## LISTING
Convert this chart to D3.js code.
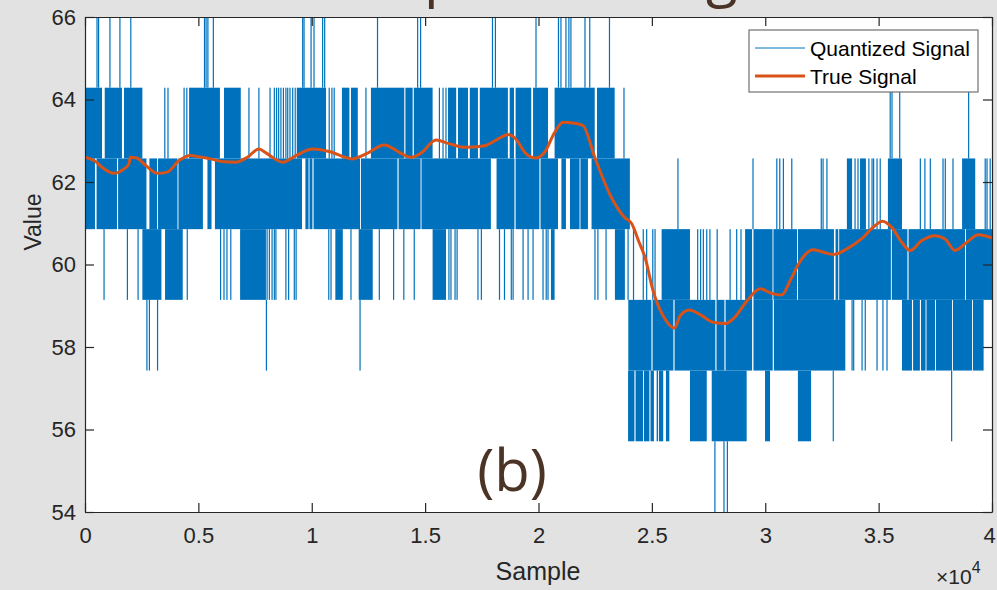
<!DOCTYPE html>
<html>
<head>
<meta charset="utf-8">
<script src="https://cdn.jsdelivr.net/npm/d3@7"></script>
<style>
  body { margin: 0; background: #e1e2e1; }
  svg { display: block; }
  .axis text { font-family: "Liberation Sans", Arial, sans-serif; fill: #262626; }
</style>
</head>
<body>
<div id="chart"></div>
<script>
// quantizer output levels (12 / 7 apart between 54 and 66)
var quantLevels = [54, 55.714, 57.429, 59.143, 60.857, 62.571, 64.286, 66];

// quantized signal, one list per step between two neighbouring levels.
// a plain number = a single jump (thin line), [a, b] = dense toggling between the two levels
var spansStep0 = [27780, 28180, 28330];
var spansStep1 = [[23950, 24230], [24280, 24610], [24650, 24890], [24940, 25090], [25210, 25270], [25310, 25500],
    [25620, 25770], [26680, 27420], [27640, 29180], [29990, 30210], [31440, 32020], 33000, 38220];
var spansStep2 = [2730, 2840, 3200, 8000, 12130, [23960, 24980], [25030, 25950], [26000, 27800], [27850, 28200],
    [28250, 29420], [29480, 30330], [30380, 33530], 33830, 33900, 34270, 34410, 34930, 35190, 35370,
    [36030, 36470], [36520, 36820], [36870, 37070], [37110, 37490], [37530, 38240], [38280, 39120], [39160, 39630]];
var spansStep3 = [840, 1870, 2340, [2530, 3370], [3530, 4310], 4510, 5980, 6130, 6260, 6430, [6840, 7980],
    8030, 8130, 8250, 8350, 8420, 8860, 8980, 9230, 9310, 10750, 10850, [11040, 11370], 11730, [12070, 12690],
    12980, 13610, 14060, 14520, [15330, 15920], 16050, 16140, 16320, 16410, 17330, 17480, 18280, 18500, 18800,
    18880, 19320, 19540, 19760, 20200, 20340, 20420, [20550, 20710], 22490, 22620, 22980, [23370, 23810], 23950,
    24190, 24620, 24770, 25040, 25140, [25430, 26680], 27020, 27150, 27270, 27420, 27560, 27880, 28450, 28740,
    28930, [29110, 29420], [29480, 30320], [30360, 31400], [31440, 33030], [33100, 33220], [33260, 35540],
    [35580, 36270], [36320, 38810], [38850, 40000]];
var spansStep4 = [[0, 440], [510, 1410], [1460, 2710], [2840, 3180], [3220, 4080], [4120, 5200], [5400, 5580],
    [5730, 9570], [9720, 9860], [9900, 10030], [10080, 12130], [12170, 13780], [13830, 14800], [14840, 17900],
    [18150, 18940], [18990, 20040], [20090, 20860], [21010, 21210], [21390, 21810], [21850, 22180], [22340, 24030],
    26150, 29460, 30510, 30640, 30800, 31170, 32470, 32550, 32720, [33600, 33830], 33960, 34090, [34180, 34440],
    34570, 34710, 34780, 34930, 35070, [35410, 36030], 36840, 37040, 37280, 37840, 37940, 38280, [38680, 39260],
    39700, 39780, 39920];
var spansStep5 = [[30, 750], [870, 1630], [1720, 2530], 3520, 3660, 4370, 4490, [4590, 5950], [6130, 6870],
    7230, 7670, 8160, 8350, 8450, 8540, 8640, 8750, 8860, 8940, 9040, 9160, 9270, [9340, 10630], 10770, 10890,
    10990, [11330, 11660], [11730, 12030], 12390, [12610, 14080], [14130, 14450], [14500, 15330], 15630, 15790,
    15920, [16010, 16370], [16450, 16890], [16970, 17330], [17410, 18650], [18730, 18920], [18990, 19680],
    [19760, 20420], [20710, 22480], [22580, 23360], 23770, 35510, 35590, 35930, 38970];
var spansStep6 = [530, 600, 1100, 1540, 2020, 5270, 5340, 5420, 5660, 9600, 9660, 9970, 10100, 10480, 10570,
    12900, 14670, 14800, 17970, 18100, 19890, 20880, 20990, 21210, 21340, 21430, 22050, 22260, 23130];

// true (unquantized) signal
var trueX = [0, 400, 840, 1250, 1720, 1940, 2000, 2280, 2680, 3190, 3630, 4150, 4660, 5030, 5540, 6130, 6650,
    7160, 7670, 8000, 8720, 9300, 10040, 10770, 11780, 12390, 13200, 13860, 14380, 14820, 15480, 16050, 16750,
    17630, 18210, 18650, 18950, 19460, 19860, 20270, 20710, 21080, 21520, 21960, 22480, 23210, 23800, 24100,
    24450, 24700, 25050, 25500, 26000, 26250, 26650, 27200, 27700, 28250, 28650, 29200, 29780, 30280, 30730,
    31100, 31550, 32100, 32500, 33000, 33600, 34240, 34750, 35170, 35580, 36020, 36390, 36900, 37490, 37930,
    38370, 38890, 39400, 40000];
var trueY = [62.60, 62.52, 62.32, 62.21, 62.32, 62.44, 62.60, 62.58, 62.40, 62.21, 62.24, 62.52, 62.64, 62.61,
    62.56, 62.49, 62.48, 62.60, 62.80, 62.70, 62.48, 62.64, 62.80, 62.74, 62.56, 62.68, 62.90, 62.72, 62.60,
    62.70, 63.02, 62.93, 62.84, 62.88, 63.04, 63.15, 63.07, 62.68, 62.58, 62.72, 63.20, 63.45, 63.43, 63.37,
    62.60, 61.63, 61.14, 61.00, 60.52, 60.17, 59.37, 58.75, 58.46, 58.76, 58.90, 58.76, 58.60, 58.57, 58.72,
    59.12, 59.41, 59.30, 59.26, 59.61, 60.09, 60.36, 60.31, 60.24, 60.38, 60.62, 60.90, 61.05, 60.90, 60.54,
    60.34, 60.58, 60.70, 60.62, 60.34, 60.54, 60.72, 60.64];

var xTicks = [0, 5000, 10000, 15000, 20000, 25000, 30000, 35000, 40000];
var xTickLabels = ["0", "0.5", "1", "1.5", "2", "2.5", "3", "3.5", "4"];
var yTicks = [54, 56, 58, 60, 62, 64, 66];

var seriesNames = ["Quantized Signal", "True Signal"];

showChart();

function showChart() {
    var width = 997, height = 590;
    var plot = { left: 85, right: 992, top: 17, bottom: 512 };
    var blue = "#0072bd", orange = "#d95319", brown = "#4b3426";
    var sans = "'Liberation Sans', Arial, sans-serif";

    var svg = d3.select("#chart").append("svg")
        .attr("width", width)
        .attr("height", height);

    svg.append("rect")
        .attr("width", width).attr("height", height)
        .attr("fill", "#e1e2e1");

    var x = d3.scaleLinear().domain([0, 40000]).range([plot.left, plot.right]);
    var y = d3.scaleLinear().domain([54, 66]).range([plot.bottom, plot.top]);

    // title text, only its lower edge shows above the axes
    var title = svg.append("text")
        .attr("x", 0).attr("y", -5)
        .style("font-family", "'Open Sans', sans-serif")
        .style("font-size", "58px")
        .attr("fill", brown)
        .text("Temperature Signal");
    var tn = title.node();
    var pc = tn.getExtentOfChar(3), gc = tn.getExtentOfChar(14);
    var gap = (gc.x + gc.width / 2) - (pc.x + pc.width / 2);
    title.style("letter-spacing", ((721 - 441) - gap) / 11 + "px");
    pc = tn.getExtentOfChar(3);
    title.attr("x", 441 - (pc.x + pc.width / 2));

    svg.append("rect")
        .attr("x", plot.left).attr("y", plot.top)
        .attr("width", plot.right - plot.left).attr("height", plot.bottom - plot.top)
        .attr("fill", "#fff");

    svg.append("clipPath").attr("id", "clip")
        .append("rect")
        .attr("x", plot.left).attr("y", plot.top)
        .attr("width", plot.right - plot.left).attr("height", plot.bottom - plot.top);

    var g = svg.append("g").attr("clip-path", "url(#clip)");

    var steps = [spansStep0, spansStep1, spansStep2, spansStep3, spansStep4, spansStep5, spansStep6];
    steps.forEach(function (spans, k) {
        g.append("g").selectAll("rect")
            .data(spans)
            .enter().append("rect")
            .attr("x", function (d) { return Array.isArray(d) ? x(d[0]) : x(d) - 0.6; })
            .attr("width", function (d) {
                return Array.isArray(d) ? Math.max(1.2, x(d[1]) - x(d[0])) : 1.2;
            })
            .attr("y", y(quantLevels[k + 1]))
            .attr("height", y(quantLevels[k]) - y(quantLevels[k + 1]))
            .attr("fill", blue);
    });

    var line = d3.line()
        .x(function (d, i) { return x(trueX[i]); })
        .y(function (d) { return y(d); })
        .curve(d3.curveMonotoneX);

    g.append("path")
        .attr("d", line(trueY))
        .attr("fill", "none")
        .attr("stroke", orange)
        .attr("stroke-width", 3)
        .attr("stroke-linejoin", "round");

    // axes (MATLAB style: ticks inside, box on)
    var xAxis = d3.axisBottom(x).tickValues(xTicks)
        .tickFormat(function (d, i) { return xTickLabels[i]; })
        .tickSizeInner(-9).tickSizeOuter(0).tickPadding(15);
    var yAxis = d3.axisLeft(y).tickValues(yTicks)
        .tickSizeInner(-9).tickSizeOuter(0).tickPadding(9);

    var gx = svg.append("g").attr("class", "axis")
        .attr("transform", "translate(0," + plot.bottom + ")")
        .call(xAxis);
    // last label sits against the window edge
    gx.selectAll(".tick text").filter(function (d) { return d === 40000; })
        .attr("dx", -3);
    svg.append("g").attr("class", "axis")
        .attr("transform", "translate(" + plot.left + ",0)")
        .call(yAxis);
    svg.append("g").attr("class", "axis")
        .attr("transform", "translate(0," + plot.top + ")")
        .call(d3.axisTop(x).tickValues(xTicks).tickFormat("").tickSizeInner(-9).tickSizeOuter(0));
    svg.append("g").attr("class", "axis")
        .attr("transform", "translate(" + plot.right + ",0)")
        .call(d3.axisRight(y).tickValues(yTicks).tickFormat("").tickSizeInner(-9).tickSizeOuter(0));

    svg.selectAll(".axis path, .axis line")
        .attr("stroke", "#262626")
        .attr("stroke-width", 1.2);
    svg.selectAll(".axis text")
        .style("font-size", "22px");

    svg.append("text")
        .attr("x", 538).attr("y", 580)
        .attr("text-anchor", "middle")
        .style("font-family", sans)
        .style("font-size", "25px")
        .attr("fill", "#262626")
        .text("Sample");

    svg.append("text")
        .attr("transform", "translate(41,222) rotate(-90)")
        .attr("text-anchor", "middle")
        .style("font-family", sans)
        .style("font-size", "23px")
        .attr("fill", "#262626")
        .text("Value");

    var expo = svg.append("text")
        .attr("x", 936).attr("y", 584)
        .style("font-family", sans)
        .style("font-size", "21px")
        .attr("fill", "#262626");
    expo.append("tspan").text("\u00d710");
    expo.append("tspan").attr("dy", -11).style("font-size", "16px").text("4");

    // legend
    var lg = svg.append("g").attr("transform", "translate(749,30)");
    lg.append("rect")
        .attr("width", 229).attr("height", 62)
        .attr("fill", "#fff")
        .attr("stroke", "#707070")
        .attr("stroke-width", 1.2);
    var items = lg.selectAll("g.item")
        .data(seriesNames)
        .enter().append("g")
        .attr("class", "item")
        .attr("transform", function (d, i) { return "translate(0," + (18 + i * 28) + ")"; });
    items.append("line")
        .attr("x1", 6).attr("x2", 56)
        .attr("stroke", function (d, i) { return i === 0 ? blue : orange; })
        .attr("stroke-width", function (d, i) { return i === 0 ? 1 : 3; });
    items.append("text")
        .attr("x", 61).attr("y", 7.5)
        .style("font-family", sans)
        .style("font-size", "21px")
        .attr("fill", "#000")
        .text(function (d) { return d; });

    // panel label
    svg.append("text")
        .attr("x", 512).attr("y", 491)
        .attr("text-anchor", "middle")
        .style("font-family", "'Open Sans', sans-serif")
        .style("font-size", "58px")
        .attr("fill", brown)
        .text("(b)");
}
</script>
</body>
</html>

---

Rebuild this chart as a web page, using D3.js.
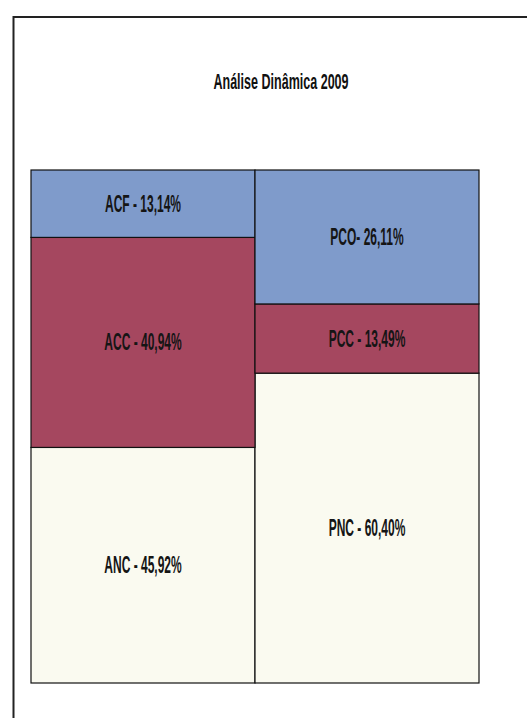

==

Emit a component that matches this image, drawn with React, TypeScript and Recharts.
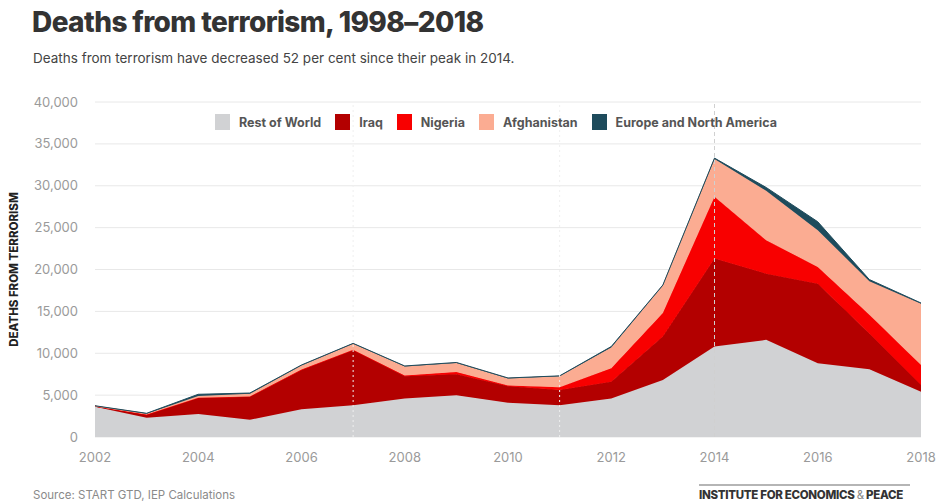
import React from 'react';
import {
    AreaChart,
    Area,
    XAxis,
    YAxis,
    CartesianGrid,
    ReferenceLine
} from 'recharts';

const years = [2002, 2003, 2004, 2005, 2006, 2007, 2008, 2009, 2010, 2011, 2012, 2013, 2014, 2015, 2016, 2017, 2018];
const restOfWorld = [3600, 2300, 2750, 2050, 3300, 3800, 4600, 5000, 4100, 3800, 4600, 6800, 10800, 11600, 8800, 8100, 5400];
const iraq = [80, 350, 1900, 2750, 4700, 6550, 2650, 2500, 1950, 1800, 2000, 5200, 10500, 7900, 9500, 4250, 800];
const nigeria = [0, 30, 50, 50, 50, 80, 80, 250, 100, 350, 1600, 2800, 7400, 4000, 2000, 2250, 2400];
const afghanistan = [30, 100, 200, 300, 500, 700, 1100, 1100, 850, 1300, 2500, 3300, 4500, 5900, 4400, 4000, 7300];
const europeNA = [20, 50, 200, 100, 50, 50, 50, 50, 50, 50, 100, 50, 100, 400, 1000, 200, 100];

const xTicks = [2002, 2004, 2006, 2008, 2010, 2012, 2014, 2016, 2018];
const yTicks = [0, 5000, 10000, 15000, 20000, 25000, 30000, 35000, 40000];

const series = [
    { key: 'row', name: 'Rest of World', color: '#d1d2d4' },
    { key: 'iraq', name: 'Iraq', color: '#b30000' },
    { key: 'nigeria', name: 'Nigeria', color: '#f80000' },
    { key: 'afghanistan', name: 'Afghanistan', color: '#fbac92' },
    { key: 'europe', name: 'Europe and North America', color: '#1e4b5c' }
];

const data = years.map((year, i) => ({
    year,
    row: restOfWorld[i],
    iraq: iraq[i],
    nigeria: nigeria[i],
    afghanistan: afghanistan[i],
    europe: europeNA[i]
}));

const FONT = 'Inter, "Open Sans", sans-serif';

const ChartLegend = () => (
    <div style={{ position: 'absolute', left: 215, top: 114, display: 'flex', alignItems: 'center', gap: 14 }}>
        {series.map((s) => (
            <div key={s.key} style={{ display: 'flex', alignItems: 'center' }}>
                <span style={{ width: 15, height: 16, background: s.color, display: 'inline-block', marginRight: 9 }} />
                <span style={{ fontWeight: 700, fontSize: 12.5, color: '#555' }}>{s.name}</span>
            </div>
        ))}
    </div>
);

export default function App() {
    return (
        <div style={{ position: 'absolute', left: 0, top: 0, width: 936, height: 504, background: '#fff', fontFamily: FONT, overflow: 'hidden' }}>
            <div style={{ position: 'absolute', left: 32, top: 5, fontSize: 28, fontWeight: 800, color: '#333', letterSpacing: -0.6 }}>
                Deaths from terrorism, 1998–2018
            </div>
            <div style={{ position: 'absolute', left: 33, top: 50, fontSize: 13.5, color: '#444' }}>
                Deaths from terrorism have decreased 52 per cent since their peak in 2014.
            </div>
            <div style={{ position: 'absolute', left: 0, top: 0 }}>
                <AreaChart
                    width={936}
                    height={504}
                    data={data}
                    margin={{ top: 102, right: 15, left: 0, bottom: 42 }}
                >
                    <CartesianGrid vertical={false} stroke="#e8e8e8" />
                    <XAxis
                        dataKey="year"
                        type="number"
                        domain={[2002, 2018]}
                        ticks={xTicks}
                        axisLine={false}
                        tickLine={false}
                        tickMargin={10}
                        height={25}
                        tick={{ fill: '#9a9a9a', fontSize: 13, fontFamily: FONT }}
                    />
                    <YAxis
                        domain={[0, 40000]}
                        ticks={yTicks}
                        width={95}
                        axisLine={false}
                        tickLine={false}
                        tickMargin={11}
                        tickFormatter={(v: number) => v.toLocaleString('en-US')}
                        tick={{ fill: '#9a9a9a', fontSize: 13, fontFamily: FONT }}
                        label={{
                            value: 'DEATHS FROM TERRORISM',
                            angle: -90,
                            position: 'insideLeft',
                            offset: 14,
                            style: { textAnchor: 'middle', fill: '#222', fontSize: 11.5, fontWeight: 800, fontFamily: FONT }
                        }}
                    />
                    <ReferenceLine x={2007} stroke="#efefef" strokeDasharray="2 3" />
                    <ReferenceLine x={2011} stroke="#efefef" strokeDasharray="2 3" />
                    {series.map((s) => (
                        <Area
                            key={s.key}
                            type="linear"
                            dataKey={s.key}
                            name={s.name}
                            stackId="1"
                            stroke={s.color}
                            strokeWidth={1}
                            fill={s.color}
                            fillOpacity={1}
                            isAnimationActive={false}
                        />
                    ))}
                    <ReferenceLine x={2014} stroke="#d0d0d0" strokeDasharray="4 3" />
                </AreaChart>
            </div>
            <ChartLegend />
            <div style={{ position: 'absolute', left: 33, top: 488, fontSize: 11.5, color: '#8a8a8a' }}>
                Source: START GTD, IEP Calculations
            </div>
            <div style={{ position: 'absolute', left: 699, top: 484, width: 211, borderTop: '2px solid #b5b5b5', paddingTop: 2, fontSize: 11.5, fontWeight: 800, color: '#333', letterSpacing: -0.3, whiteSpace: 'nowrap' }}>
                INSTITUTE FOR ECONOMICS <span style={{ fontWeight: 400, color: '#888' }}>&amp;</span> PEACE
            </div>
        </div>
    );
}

## TASK INSTRUCTIONS
Read through the lines above and collect those that contain the string "React".

## COMPLETE OUTPUT
Emit a component that matches this image, drawn with React, TypeScript and Recharts.
import React from 'react';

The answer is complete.